--- Begin ---

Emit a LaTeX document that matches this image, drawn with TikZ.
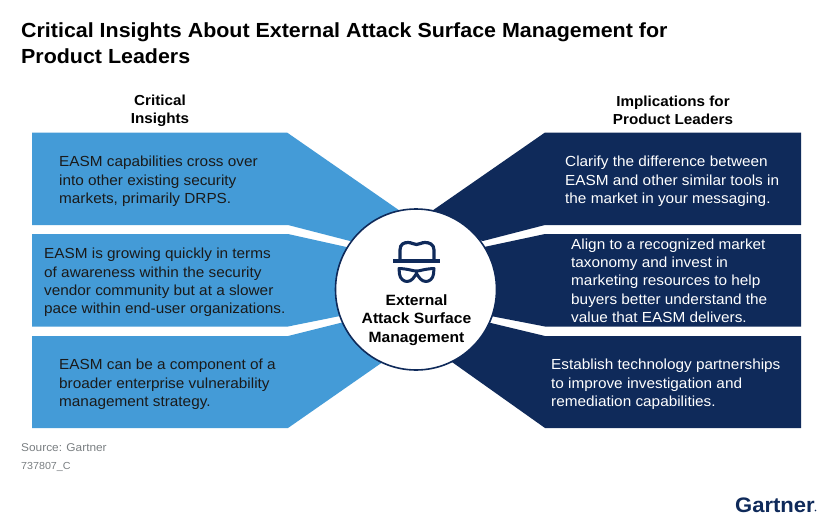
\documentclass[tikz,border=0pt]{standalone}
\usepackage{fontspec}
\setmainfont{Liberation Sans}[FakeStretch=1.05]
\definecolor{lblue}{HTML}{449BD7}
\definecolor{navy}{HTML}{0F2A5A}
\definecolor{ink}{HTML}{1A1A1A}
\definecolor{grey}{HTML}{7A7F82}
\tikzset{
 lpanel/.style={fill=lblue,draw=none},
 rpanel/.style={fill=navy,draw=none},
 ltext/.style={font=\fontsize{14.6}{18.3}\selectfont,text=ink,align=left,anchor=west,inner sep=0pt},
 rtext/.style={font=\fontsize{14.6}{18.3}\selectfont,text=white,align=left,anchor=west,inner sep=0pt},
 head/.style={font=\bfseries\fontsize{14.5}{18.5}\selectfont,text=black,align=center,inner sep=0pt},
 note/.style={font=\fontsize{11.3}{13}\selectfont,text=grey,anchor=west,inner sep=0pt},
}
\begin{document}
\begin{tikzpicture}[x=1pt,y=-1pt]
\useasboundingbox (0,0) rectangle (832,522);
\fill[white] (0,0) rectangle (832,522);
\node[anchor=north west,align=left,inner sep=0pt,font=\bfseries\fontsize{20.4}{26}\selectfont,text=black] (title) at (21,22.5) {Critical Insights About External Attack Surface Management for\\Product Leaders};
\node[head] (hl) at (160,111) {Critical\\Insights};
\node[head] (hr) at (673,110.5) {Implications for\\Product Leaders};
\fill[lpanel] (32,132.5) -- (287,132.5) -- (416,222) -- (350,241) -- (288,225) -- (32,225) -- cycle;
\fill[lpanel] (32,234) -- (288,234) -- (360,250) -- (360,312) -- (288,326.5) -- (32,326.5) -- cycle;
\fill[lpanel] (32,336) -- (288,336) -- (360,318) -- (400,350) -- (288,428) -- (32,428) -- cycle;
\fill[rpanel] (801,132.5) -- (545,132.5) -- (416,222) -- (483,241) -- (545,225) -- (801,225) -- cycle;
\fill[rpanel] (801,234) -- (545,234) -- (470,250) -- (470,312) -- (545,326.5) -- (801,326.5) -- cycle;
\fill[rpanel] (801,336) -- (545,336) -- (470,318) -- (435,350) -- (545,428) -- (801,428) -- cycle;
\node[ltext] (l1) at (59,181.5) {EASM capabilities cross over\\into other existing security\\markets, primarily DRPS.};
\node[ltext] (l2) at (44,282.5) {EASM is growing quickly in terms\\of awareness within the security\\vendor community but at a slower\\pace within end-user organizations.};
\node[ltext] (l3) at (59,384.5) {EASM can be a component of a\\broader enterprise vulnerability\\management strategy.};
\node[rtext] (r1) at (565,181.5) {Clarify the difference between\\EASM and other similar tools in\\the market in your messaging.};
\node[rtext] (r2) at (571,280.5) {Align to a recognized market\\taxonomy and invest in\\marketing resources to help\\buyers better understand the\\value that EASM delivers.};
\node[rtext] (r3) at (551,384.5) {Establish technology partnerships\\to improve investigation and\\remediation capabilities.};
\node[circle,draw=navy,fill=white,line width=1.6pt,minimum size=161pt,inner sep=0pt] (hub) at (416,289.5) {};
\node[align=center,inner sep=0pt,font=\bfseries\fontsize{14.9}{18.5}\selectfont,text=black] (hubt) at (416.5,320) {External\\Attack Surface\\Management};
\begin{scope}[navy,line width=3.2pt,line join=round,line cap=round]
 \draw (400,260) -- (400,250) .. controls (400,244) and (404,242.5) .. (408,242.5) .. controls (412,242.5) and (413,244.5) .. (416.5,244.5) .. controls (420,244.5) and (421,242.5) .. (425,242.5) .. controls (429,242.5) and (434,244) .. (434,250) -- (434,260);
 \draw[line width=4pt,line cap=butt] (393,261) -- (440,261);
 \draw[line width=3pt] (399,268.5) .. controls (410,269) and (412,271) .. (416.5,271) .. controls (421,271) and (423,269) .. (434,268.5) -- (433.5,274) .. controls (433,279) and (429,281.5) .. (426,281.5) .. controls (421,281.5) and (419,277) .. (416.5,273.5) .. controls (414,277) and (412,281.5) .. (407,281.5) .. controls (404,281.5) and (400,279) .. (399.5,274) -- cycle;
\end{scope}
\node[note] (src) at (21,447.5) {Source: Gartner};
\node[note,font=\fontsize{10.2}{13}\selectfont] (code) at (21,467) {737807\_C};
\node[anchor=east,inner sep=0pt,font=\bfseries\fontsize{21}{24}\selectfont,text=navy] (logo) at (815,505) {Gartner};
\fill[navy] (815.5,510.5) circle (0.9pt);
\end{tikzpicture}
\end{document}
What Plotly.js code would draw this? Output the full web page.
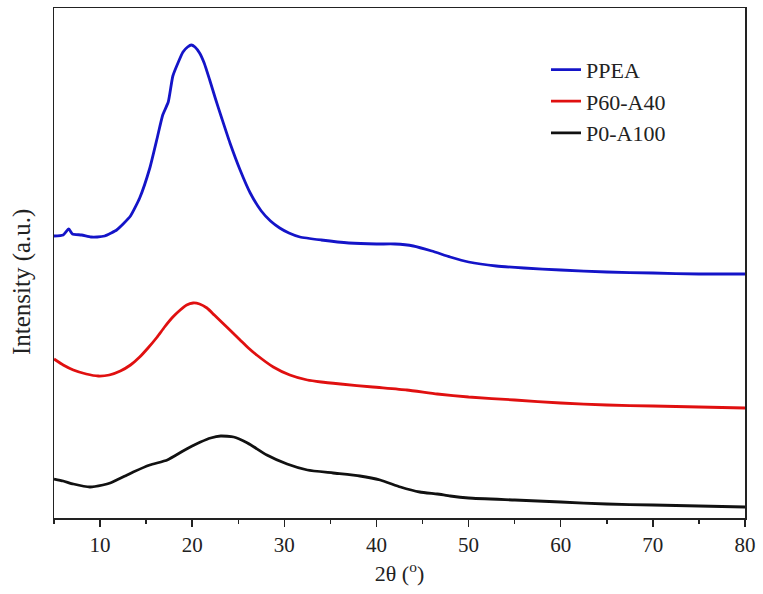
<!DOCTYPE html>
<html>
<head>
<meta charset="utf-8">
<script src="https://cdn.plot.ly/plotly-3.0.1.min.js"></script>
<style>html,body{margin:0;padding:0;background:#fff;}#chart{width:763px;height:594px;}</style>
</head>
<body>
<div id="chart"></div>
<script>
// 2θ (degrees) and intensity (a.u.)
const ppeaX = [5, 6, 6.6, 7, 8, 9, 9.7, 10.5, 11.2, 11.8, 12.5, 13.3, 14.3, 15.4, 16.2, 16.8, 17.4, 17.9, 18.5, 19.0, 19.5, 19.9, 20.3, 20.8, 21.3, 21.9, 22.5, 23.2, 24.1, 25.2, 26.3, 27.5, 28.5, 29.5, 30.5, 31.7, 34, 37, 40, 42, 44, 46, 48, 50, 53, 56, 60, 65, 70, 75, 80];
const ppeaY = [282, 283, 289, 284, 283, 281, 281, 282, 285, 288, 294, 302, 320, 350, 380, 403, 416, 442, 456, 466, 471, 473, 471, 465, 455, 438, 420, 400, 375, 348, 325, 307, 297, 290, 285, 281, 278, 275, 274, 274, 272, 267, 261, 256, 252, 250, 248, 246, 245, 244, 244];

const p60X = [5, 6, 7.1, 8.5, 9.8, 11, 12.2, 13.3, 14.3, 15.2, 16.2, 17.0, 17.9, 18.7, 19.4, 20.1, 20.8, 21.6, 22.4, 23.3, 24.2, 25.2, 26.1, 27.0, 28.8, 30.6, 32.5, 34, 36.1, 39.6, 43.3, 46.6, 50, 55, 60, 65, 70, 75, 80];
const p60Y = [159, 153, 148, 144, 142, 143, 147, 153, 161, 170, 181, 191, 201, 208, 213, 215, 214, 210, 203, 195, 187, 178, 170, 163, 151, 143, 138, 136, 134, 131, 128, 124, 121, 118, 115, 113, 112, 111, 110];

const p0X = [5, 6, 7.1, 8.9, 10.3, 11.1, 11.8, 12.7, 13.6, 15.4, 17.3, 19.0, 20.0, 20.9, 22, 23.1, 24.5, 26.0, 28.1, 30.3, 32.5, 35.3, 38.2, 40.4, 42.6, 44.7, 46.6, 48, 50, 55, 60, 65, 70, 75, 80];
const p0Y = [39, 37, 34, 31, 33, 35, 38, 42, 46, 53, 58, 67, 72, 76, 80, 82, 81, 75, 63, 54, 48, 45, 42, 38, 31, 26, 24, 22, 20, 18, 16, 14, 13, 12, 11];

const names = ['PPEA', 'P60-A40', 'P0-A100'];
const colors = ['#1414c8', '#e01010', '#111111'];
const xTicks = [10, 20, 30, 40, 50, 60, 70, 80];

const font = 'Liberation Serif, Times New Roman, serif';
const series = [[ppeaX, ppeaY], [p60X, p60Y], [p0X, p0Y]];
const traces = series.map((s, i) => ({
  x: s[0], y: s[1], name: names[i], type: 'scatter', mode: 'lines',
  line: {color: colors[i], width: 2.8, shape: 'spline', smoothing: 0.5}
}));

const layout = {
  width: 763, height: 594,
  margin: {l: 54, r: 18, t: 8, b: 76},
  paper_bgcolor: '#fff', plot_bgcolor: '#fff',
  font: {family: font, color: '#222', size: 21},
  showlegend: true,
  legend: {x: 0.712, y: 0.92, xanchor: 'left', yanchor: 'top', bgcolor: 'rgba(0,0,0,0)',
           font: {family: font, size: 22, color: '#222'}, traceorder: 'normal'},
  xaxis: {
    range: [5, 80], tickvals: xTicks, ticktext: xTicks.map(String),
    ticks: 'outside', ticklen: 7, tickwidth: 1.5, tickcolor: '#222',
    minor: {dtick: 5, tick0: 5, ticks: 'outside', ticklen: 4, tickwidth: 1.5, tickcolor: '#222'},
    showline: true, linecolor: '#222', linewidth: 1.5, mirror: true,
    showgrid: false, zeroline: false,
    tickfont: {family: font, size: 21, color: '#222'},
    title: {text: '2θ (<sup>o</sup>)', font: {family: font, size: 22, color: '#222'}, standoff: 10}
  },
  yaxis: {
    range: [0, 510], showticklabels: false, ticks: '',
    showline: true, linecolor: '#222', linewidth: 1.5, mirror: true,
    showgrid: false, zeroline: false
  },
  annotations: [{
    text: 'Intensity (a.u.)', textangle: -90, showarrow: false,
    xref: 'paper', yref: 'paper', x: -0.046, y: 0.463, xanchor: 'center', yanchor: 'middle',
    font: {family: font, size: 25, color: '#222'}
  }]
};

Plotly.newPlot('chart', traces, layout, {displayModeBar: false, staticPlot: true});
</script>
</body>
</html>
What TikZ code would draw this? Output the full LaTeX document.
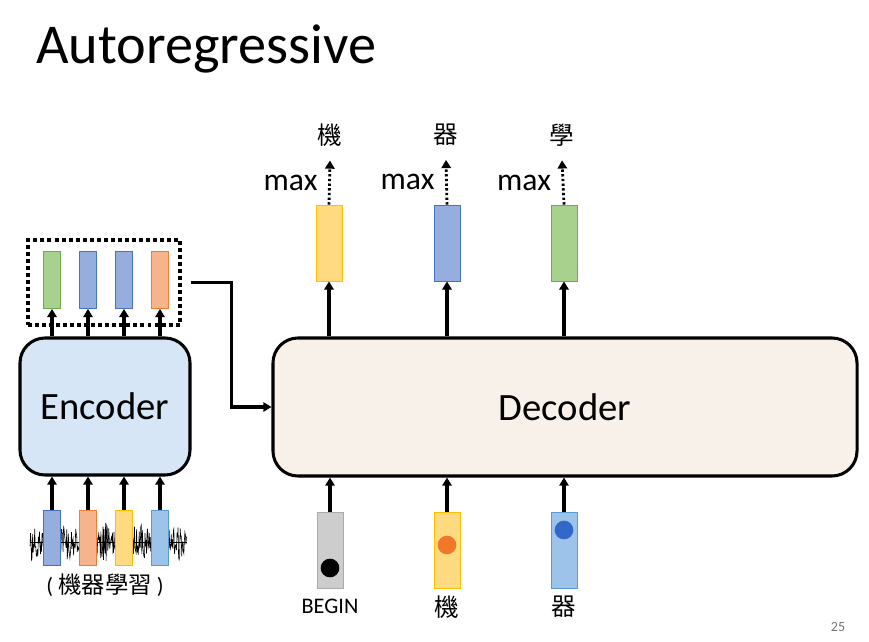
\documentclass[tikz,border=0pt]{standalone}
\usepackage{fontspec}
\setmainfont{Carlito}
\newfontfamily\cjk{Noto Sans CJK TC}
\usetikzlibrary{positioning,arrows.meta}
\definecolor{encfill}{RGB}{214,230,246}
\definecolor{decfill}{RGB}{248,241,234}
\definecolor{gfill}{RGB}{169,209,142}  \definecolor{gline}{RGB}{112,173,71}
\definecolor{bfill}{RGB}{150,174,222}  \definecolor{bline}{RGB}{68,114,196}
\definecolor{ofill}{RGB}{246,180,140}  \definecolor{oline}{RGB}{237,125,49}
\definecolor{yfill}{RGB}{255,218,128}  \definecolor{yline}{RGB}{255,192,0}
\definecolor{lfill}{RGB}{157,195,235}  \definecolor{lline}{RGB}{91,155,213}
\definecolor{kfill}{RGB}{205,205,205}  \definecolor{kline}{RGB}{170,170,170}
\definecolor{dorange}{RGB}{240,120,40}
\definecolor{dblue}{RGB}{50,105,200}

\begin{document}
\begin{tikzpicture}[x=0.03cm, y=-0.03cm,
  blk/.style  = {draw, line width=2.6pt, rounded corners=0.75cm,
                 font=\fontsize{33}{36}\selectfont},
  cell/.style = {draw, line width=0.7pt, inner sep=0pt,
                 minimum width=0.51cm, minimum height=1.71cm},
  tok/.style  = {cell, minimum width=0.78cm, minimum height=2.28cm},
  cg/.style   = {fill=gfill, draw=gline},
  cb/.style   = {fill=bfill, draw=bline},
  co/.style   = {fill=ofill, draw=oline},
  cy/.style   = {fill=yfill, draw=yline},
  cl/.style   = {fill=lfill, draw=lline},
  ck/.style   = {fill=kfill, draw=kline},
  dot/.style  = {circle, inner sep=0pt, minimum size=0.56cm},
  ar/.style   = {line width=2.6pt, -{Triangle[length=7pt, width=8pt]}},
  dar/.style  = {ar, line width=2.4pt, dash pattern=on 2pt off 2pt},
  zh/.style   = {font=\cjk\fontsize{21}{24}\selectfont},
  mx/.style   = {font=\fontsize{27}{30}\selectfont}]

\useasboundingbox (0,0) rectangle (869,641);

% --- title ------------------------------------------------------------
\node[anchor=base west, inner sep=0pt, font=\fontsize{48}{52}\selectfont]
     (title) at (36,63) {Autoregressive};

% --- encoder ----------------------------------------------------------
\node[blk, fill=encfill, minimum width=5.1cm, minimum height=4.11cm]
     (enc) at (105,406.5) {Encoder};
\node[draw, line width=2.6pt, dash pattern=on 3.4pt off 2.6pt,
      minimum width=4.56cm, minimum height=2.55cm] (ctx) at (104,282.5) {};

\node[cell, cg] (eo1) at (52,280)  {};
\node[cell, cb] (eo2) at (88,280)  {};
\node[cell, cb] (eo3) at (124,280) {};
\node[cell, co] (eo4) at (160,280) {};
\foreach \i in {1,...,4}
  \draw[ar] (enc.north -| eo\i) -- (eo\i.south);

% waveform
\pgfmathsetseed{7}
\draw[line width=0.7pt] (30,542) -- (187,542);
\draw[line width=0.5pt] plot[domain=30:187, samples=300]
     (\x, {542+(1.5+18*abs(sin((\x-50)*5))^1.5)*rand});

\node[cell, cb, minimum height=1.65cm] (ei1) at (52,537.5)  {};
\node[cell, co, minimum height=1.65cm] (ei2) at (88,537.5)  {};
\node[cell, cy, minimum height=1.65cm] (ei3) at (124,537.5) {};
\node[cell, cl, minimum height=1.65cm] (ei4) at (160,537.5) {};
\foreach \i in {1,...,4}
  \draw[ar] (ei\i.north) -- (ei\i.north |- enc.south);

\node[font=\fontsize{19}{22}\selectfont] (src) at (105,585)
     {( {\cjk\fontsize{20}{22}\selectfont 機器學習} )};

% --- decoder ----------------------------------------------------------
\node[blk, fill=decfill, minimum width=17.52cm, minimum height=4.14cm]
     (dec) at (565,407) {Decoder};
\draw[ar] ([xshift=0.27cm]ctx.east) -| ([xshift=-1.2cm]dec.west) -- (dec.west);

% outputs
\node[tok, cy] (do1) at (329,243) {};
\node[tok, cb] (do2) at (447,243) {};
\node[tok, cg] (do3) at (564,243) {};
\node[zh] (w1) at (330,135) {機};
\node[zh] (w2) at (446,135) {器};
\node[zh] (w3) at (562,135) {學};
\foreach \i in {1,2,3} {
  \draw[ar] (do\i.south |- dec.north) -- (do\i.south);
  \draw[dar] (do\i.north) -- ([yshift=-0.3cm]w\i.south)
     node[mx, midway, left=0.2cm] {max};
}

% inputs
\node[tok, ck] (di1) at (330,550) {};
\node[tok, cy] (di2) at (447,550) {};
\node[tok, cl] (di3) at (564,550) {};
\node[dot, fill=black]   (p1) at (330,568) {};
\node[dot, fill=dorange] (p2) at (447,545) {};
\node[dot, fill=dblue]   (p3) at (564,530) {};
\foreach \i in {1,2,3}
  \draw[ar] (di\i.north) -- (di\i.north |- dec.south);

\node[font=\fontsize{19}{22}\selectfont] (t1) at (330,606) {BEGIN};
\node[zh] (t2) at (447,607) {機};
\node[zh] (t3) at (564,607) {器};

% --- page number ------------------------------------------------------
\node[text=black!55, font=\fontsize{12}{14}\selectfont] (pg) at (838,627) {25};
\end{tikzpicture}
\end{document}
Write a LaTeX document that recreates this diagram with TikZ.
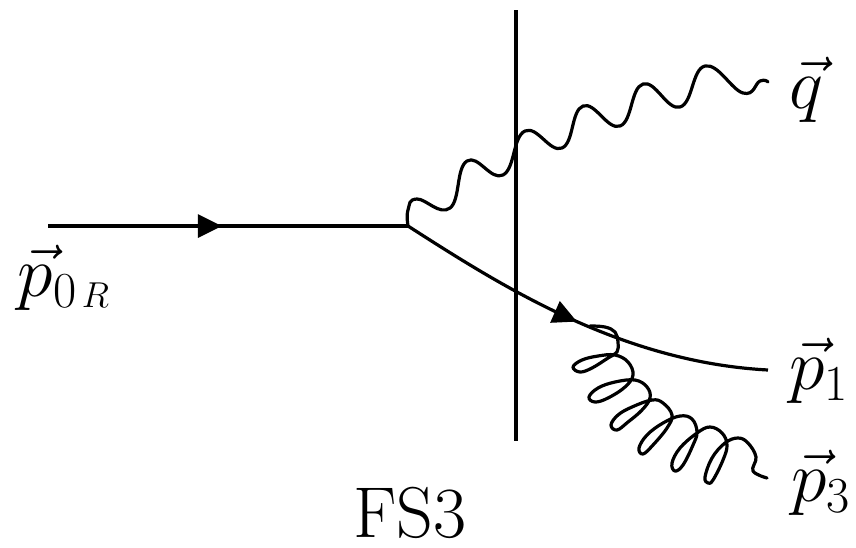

--- End ---

**Task**
Give back exactly the lines from the one containing "What Plotly.js code" to the one containing "112, 111, 110];", both included, and no pictures.

**Solved exercise**
What Plotly.js code would draw this? Output the full web page.
<!DOCTYPE html>
<html>
<head>
<meta charset="utf-8">
<script src="https://cdn.plot.ly/plotly-3.0.1.min.js"></script>
<style>html,body{margin:0;padding:0;background:#fff;}#chart{width:763px;height:594px;}</style>
</head>
<body>
<div id="chart"></div>
<script>
// 2θ (degrees) and intensity (a.u.)
const ppeaX = [5, 6, 6.6, 7, 8, 9, 9.7, 10.5, 11.2, 11.8, 12.5, 13.3, 14.3, 15.4, 16.2, 16.8, 17.4, 17.9, 18.5, 19.0, 19.5, 19.9, 20.3, 20.8, 21.3, 21.9, 22.5, 23.2, 24.1, 25.2, 26.3, 27.5, 28.5, 29.5, 30.5, 31.7, 34, 37, 40, 42, 44, 46, 48, 50, 53, 56, 60, 65, 70, 75, 80];
const ppeaY = [282, 283, 289, 284, 283, 281, 281, 282, 285, 288, 294, 302, 320, 350, 380, 403, 416, 442, 456, 466, 471, 473, 471, 465, 455, 438, 420, 400, 375, 348, 325, 307, 297, 290, 285, 281, 278, 275, 274, 274, 272, 267, 261, 256, 252, 250, 248, 246, 245, 244, 244];

const p60X = [5, 6, 7.1, 8.5, 9.8, 11, 12.2, 13.3, 14.3, 15.2, 16.2, 17.0, 17.9, 18.7, 19.4, 20.1, 20.8, 21.6, 22.4, 23.3, 24.2, 25.2, 26.1, 27.0, 28.8, 30.6, 32.5, 34, 36.1, 39.6, 43.3, 46.6, 50, 55, 60, 65, 70, 75, 80];
const p60Y = [159, 153, 148, 144, 142, 143, 147, 153, 161, 170, 181, 191, 201, 208, 213, 215, 214, 210, 203, 195, 187, 178, 170, 163, 151, 143, 138, 136, 134, 131, 128, 124, 121, 118, 115, 113, 112, 111, 110];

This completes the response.